Andy Burnham and the “Messiah Trap”

The concept of the “Messiah” in politics is a recurring systemic phenomenon where the electorate (or a specific faction of it) projects all their unmet desires onto a single figure who is currently outside the primary “splash zone” of Westminster failure.

The “King of the North” Archetype

Andy Burnham has successfully utilized the “Devolved Buffer.” By operating as the Mayor of Greater Manchester, he is insulated from the immediate failures of the national government while remaining visible as a high-functioning alternative.

Systemic Risks for the Messiah

If Burnham were to transition to national leadership, Powell’s thesis suggests several inevitable points of failure:

The Transition Friction: The transition from a “regional champion” (where one can blame the center for failures) to the “national executive” (where one is the center) is where the Messiah myth usually dissolves.

The Electorate’s Impossible Mandate: A “Messiah” figure attracts a higher level of “inflationary expectation.” The moment Burnham would have to make a choice that alienates a segment of his base (e.g., fiscal restraint vs. social spending), the “failure” begins.
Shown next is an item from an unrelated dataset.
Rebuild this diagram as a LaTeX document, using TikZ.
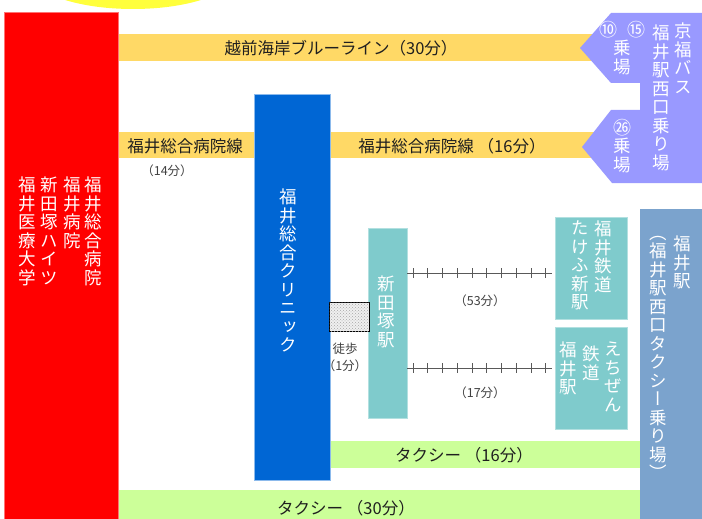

The Paradox of Deservingness: If the electorate views Burnham as a savior, they stop engaging in the difficult trade-offs of democracy themselves. This creates a fragile mandate that collapses the moment the leader proves to be a human politician rather than a miracle worker.

Systemic Issues: Why the Career Must Fail

The “failure” Powell describes is not a bug of British democracy, but a feature.

The Electorate’s “Shelf-Life”

British voters tend to grant a “period of grace” before moving into a “period of scrutiny” and finally a “period of rejection.” This cycle is roughly 8–12 years for a party and 4–6 years for an individual leader. The system is designed to “use up” the political capital of a leader to achieve a specific set of goals (e.g., Thatcherism, New Labour) and then discard them once the social cost of those policies becomes the primary focus of the electorate.

Every Democracy Gets the Leader It Deserves

This adage fits Powell’s thesis by highlighting that leaders are often reflections of the electorate’s current psychological state:

Crisis: The electorate seeks a Strongman (and later rejects their authoritarianism).

Chaos: The electorate seeks a Technocrat (and later rejects their lack of vision).

Stagnation: The electorate seeks a Messiah (and later rejects their inability to perform miracles).

Conclusion: The Finality of the Backbench

In the UK system, the “failure” is often made visible by the physical layout of the House of Commons. A titan of the Dispatch Box eventually returns to the anonymity of the backbenches. Powell’s observation was ultimately an acknowledgment that in a representative democracy, the office is permanent, but the occupant is a temporary sacrifice to the shifting whims and necessary corrections of the people.